WHAT YOU HAVE TO DO: Make an exact copy of all the entries, with the pictures left out.

[BEGIN DATA FOR THIS EXERCISE]

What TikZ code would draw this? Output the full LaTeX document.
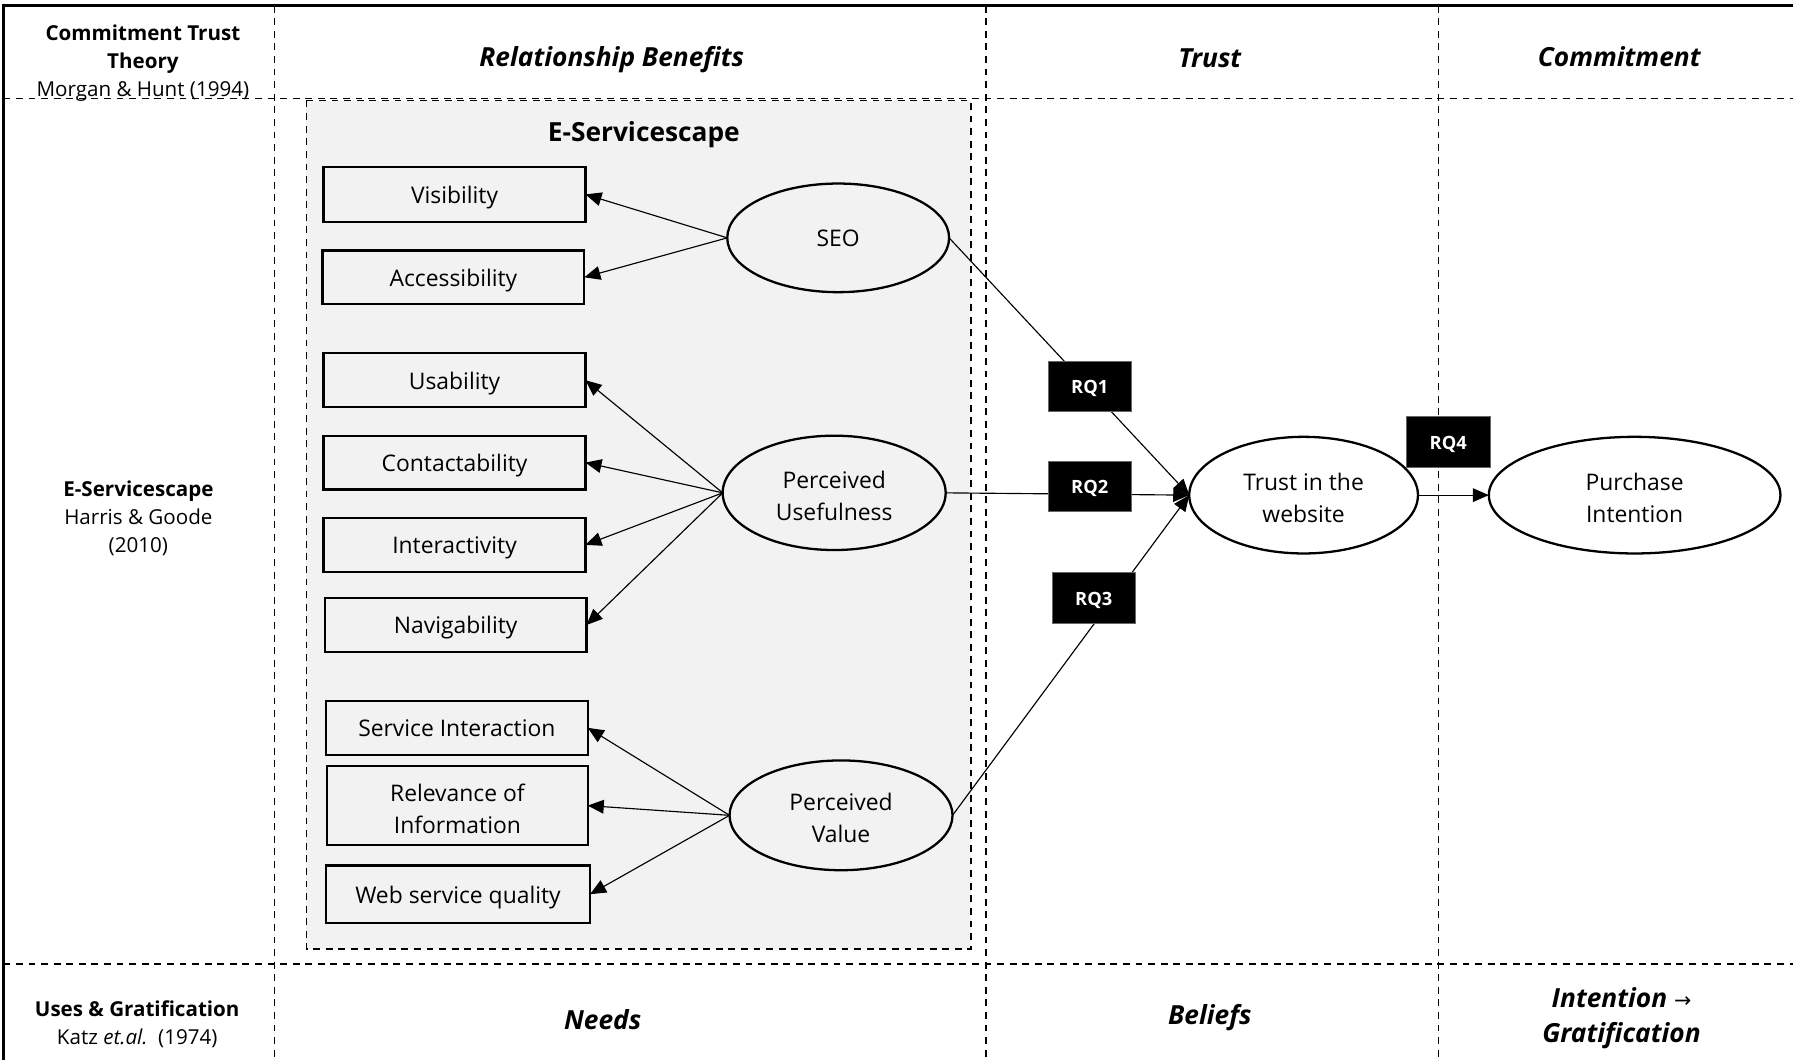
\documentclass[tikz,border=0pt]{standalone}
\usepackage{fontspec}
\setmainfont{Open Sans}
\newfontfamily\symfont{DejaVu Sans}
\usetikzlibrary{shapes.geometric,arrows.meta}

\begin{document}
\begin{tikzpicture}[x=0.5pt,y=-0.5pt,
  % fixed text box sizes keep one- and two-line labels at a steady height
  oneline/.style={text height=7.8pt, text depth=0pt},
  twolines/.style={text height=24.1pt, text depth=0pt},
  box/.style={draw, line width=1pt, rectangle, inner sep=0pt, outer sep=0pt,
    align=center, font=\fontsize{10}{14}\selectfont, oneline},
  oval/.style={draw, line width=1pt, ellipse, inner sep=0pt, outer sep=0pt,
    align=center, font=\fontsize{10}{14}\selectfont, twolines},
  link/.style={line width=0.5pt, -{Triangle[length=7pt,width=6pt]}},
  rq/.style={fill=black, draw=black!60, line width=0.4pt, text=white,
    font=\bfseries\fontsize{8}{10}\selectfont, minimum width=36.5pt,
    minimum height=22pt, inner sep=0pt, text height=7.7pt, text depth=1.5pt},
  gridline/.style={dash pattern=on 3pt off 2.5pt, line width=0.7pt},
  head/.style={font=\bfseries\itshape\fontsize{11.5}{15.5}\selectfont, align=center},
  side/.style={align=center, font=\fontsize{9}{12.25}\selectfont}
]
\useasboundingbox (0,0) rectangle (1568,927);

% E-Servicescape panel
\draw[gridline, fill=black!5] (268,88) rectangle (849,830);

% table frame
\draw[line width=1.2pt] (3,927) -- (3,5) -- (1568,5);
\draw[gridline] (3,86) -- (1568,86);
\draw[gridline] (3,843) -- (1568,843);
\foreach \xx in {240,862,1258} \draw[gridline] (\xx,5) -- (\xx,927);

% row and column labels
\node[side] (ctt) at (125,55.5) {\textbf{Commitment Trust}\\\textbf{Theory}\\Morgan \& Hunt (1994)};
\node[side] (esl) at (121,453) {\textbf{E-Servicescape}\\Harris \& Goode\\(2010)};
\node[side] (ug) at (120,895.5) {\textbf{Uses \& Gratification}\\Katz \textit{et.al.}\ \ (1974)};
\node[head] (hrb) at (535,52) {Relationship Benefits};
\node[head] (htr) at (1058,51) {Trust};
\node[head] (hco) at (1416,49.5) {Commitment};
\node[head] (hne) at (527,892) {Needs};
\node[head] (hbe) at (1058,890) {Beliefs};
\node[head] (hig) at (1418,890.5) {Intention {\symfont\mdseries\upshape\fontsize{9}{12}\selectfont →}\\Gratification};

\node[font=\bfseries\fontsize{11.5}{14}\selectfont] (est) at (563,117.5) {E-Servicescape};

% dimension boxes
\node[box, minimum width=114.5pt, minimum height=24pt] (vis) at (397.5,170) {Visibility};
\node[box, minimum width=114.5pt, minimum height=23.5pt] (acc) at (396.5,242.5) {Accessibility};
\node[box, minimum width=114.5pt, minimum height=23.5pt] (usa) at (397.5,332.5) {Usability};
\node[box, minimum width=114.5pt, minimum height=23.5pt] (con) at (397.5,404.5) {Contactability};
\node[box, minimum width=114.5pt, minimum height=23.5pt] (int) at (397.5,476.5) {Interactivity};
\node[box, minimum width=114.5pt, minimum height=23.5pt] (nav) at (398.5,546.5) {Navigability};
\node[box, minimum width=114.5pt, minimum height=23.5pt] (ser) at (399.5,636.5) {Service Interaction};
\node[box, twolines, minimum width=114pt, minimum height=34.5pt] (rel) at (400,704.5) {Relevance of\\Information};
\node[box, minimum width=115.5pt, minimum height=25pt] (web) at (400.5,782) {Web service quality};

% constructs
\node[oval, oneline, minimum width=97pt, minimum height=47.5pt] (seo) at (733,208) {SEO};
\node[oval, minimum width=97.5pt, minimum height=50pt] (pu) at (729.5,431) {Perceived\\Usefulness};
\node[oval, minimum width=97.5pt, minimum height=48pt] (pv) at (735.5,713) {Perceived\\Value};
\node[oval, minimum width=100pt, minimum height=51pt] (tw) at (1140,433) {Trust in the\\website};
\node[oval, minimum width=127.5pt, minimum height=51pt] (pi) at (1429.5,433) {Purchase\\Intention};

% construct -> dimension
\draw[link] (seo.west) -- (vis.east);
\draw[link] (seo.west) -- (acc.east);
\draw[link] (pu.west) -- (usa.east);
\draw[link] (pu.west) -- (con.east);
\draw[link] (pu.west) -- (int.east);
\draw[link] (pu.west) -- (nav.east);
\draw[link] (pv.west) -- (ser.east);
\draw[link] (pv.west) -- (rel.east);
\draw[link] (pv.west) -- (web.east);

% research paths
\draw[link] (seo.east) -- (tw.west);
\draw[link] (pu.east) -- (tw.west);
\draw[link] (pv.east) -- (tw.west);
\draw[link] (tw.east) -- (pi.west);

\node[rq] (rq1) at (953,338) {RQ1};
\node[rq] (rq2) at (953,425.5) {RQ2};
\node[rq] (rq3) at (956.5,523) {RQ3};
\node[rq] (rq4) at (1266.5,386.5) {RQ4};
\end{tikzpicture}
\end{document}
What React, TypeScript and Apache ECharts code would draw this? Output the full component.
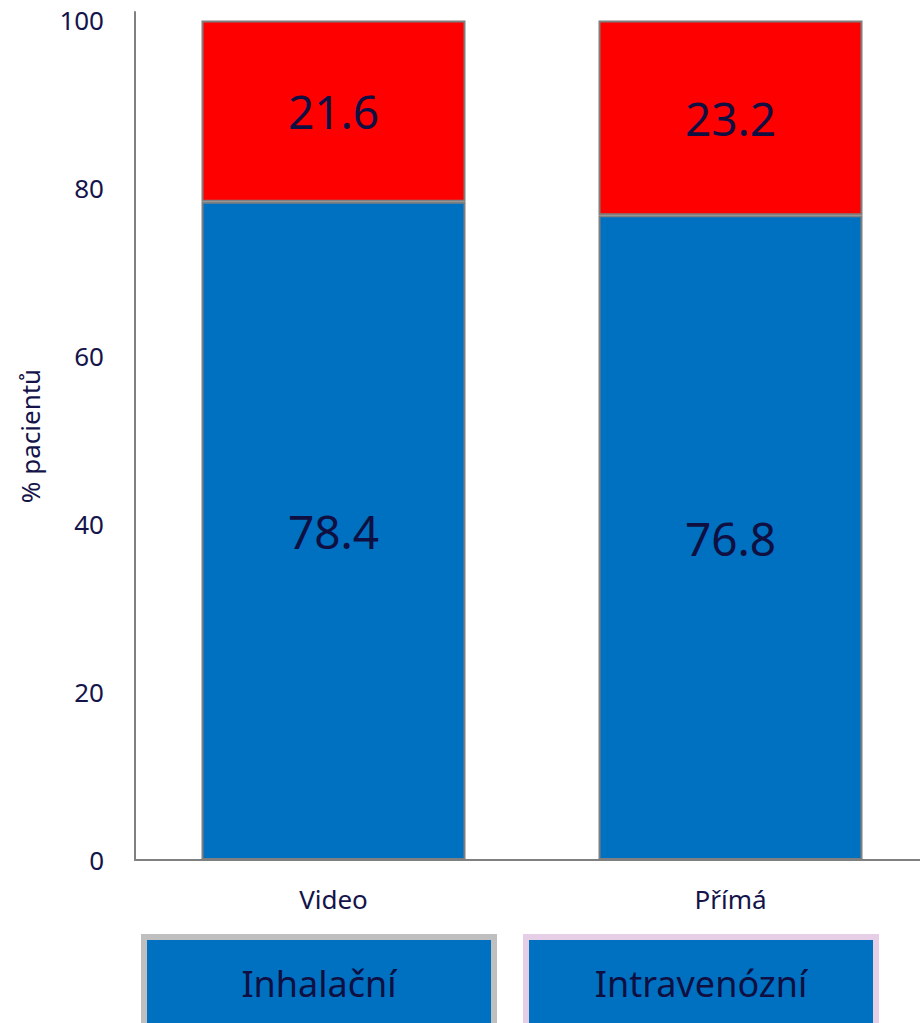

[END DATA FOR THIS EXERCISE]

OUTPUT FOR THIS TASK:
What TikZ code would draw this? Output the full LaTeX document.
\documentclass[tikz,border=0pt]{standalone}
\usepackage{fontspec}
\setmainfont{Open Sans}
\newfontfamily\symfont{DejaVu Sans}
\usetikzlibrary{shapes.geometric,arrows.meta}

\begin{document}
\begin{tikzpicture}[x=0.5pt,y=-0.5pt,
  % fixed text box sizes keep one- and two-line labels at a steady height
  oneline/.style={text height=7.8pt, text depth=0pt},
  twolines/.style={text height=24.1pt, text depth=0pt},
  box/.style={draw, line width=1pt, rectangle, inner sep=0pt, outer sep=0pt,
    align=center, font=\fontsize{10}{14}\selectfont, oneline},
  oval/.style={draw, line width=1pt, ellipse, inner sep=0pt, outer sep=0pt,
    align=center, font=\fontsize{10}{14}\selectfont, twolines},
  link/.style={line width=0.5pt, -{Triangle[length=7pt,width=6pt]}},
  rq/.style={fill=black, draw=black!60, line width=0.4pt, text=white,
    font=\bfseries\fontsize{8}{10}\selectfont, minimum width=36.5pt,
    minimum height=22pt, inner sep=0pt, text height=7.7pt, text depth=1.5pt},
  gridline/.style={dash pattern=on 3pt off 2.5pt, line width=0.7pt},
  head/.style={font=\bfseries\itshape\fontsize{11.5}{15.5}\selectfont, align=center},
  side/.style={align=center, font=\fontsize{9}{12.25}\selectfont}
]
\useasboundingbox (0,0) rectangle (1568,927);

% E-Servicescape panel
\draw[gridline, fill=black!5] (268,88) rectangle (849,830);

% table frame
\draw[line width=1.2pt] (3,927) -- (3,5) -- (1568,5);
\draw[gridline] (3,86) -- (1568,86);
\draw[gridline] (3,843) -- (1568,843);
\foreach \xx in {240,862,1258} \draw[gridline] (\xx,5) -- (\xx,927);

% row and column labels
\node[side] (ctt) at (125,55.5) {\textbf{Commitment Trust}\\\textbf{Theory}\\Morgan \& Hunt (1994)};
\node[side] (esl) at (121,453) {\textbf{E-Servicescape}\\Harris \& Goode\\(2010)};
\node[side] (ug) at (120,895.5) {\textbf{Uses \& Gratification}\\Katz \textit{et.al.}\ \ (1974)};
\node[head] (hrb) at (535,52) {Relationship Benefits};
\node[head] (htr) at (1058,51) {Trust};
\node[head] (hco) at (1416,49.5) {Commitment};
\node[head] (hne) at (527,892) {Needs};
\node[head] (hbe) at (1058,890) {Beliefs};
\node[head] (hig) at (1418,890.5) {Intention {\symfont\mdseries\upshape\fontsize{9}{12}\selectfont →}\\Gratification};

\node[font=\bfseries\fontsize{11.5}{14}\selectfont] (est) at (563,117.5) {E-Servicescape};

% dimension boxes
\node[box, minimum width=114.5pt, minimum height=24pt] (vis) at (397.5,170) {Visibility};
\node[box, minimum width=114.5pt, minimum height=23.5pt] (acc) at (396.5,242.5) {Accessibility};
\node[box, minimum width=114.5pt, minimum height=23.5pt] (usa) at (397.5,332.5) {Usability};
\node[box, minimum width=114.5pt, minimum height=23.5pt] (con) at (397.5,404.5) {Contactability};
\node[box, minimum width=114.5pt, minimum height=23.5pt] (int) at (397.5,476.5) {Interactivity};
\node[box, minimum width=114.5pt, minimum height=23.5pt] (nav) at (398.5,546.5) {Navigability};
\node[box, minimum width=114.5pt, minimum height=23.5pt] (ser) at (399.5,636.5) {Service Interaction};
\node[box, twolines, minimum width=114pt, minimum height=34.5pt] (rel) at (400,704.5) {Relevance of\\Information};
\node[box, minimum width=115.5pt, minimum height=25pt] (web) at (400.5,782) {Web service quality};

% constructs
\node[oval, oneline, minimum width=97pt, minimum height=47.5pt] (seo) at (733,208) {SEO};
\node[oval, minimum width=97.5pt, minimum height=50pt] (pu) at (729.5,431) {Perceived\\Usefulness};
\node[oval, minimum width=97.5pt, minimum height=48pt] (pv) at (735.5,713) {Perceived\\Value};
\node[oval, minimum width=100pt, minimum height=51pt] (tw) at (1140,433) {Trust in the\\website};
\node[oval, minimum width=127.5pt, minimum height=51pt] (pi) at (1429.5,433) {Purchase\\Intention};

% construct -> dimension
\draw[link] (seo.west) -- (vis.east);
\draw[link] (seo.west) -- (acc.east);
\draw[link] (pu.west) -- (usa.east);
\draw[link] (pu.west) -- (con.east);
\draw[link] (pu.west) -- (int.east);
\draw[link] (pu.west) -- (nav.east);
\draw[link] (pv.west) -- (ser.east);
\draw[link] (pv.west) -- (rel.east);
\draw[link] (pv.west) -- (web.east);

% research paths
\draw[link] (seo.east) -- (tw.west);
\draw[link] (pu.east) -- (tw.west);
\draw[link] (pv.east) -- (tw.west);
\draw[link] (tw.east) -- (pi.west);

\node[rq] (rq1) at (953,338) {RQ1};
\node[rq] (rq2) at (953,425.5) {RQ2};
\node[rq] (rq3) at (956.5,523) {RQ3};
\node[rq] (rq4) at (1266.5,386.5) {RQ4};
\end{tikzpicture}
\end{document}
What React, TypeScript and Apache ECharts code would draw this? Output the full component.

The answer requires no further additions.